PROBLEM DESCRIPTION:
Pictures are not part of the copy; repeat everything else in the records exactly.

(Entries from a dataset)
= = =

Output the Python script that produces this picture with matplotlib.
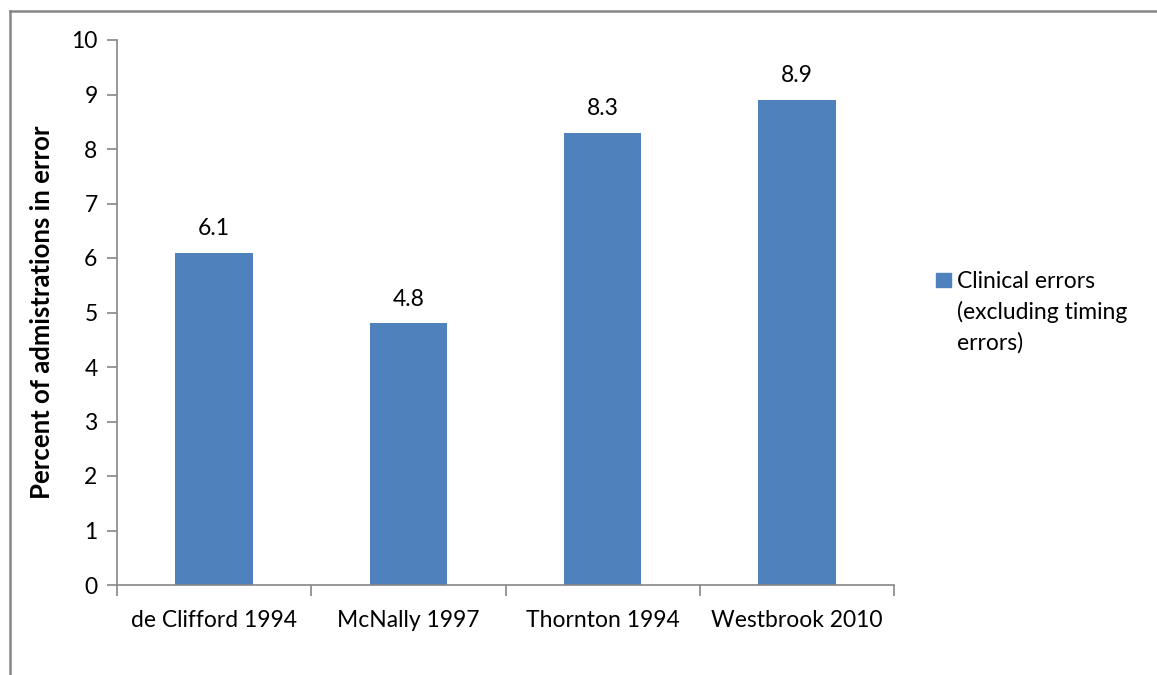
import matplotlib
matplotlib.use("Agg")
import matplotlib.pyplot as plt
from matplotlib.lines import Line2D
from matplotlib.patches import Rectangle

categories = ["de Clifford 1994", "McNally 1997", "Thornton 1994", "Westbrook 2010"]
values = [6.1, 4.8, 8.3, 8.9]
yticks = [0, 1, 2, 3, 4, 5, 6, 7, 8, 9, 10]
series_name = "Clinical errors\n(excluding timing\nerrors)"
ylabel = "Percent of admistrations in error"

W, H = 1157, 675
plt.rcParams['font.family'] = ['Lato', 'DejaVu Sans']
fig = plt.figure(figsize=(W / 100, H / 100), dpi=100)

ax_l, ax_r, ax_t, ax_b = 117, 894, 40, 585
ax = fig.add_axes([ax_l / W, 1 - ax_b / H, (ax_r - ax_l) / W, (ax_b - ax_t) / H])

FS = 16.5
bar_color = "#4F81BD"
axis_color = "#868686"
x = list(range(len(categories)))
ax.bar(x, values, width=0.4, color=bar_color, zorder=2)
for xi, v in zip(x, values):
    ax.annotate(f"{v}", (xi, v), xytext=(0, 10), textcoords="offset points",
                ha="center", va="bottom", fontsize=FS, color="black")

ax.set_xlim(-0.5, len(categories) - 0.5)
ax.set_ylim(0, 10)
ax.set_yticks(yticks)
ax.set_yticklabels([str(t) for t in yticks], fontsize=FS)
ax.set_xticks(x)
ax.set_xticklabels(categories, fontsize=FS)
ax.tick_params(axis="x", length=0, pad=18)
ax.tick_params(axis="y", length=7, width=1.2, color=axis_color, pad=7)
ax.set_xticks([i - 0.5 for i in range(len(categories) + 1)], minor=True)
ax.tick_params(axis="x", which="minor", length=8, width=1.2, color=axis_color)

for s in ["top", "right"]:
    ax.spines[s].set_visible(False)
for s in ["left", "bottom"]:
    ax.spines[s].set_color(axis_color)
    ax.spines[s].set_linewidth(1.2)

ax.set_ylabel(ylabel, fontsize=18.5, fontweight="bold")
ax.yaxis.set_label_coords((42 - ax_l) / (ax_r - ax_l), 0.5)
ax.yaxis.label.set_va("center")

# legend
fig.patches.append(Rectangle((936 / W, 1 - 287 / H), 15 / W, 14 / H,
                             transform=fig.transFigure, color=bar_color))
fig.text(957 / W, 1 - 271 / H, series_name, fontsize=FS, va="top", ha="left",
         linespacing=1.5, multialignment="left")

# chart frame (left and top edges visible)
fig.add_artist(Line2D([10 / W, 10 / W], [0, 1 - 10.5 / H], color=axis_color, lw=1.8,
                      transform=fig.transFigure))
fig.add_artist(Line2D([10 / W, 1], [1 - 10.5 / H, 1 - 10.5 / H], color=axis_color, lw=1.8,
                      transform=fig.transFigure))

fig.savefig("out.png", dpi=100)
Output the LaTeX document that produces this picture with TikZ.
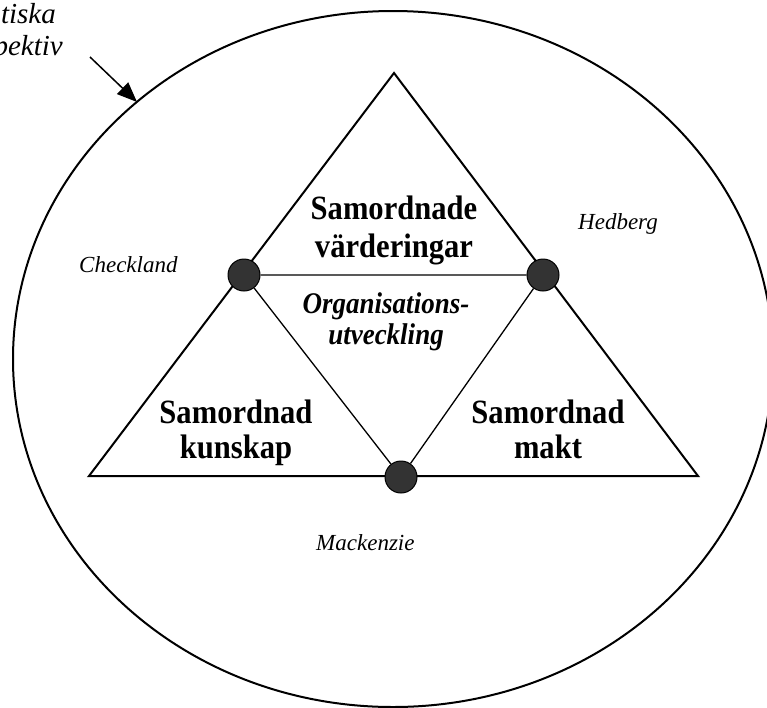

= = =

ANSWER:
Output the Python script that produces this picture with matplotlib.
import matplotlib
matplotlib.use("Agg")
import matplotlib.pyplot as plt
from matplotlib.lines import Line2D
from matplotlib.patches import Rectangle

categories = ["de Clifford 1994", "McNally 1997", "Thornton 1994", "Westbrook 2010"]
values = [6.1, 4.8, 8.3, 8.9]
yticks = [0, 1, 2, 3, 4, 5, 6, 7, 8, 9, 10]
series_name = "Clinical errors\n(excluding timing\nerrors)"
ylabel = "Percent of admistrations in error"

W, H = 1157, 675
plt.rcParams['font.family'] = ['Lato', 'DejaVu Sans']
fig = plt.figure(figsize=(W / 100, H / 100), dpi=100)

ax_l, ax_r, ax_t, ax_b = 117, 894, 40, 585
ax = fig.add_axes([ax_l / W, 1 - ax_b / H, (ax_r - ax_l) / W, (ax_b - ax_t) / H])

FS = 16.5
bar_color = "#4F81BD"
axis_color = "#868686"
x = list(range(len(categories)))
ax.bar(x, values, width=0.4, color=bar_color, zorder=2)
for xi, v in zip(x, values):
    ax.annotate(f"{v}", (xi, v), xytext=(0, 10), textcoords="offset points",
                ha="center", va="bottom", fontsize=FS, color="black")

ax.set_xlim(-0.5, len(categories) - 0.5)
ax.set_ylim(0, 10)
ax.set_yticks(yticks)
ax.set_yticklabels([str(t) for t in yticks], fontsize=FS)
ax.set_xticks(x)
ax.set_xticklabels(categories, fontsize=FS)
ax.tick_params(axis="x", length=0, pad=18)
ax.tick_params(axis="y", length=7, width=1.2, color=axis_color, pad=7)
ax.set_xticks([i - 0.5 for i in range(len(categories) + 1)], minor=True)
ax.tick_params(axis="x", which="minor", length=8, width=1.2, color=axis_color)

for s in ["top", "right"]:
    ax.spines[s].set_visible(False)
for s in ["left", "bottom"]:
    ax.spines[s].set_color(axis_color)
    ax.spines[s].set_linewidth(1.2)

ax.set_ylabel(ylabel, fontsize=18.5, fontweight="bold")
ax.yaxis.set_label_coords((42 - ax_l) / (ax_r - ax_l), 0.5)
ax.yaxis.label.set_va("center")

# legend
fig.patches.append(Rectangle((936 / W, 1 - 287 / H), 15 / W, 14 / H,
                             transform=fig.transFigure, color=bar_color))
fig.text(957 / W, 1 - 271 / H, series_name, fontsize=FS, va="top", ha="left",
         linespacing=1.5, multialignment="left")

# chart frame (left and top edges visible)
fig.add_artist(Line2D([10 / W, 10 / W], [0, 1 - 10.5 / H], color=axis_color, lw=1.8,
                      transform=fig.transFigure))
fig.add_artist(Line2D([10 / W, 1], [1 - 10.5 / H, 1 - 10.5 / H], color=axis_color, lw=1.8,
                      transform=fig.transFigure))

fig.savefig("out.png", dpi=100)
Output the LaTeX document that produces this picture with TikZ.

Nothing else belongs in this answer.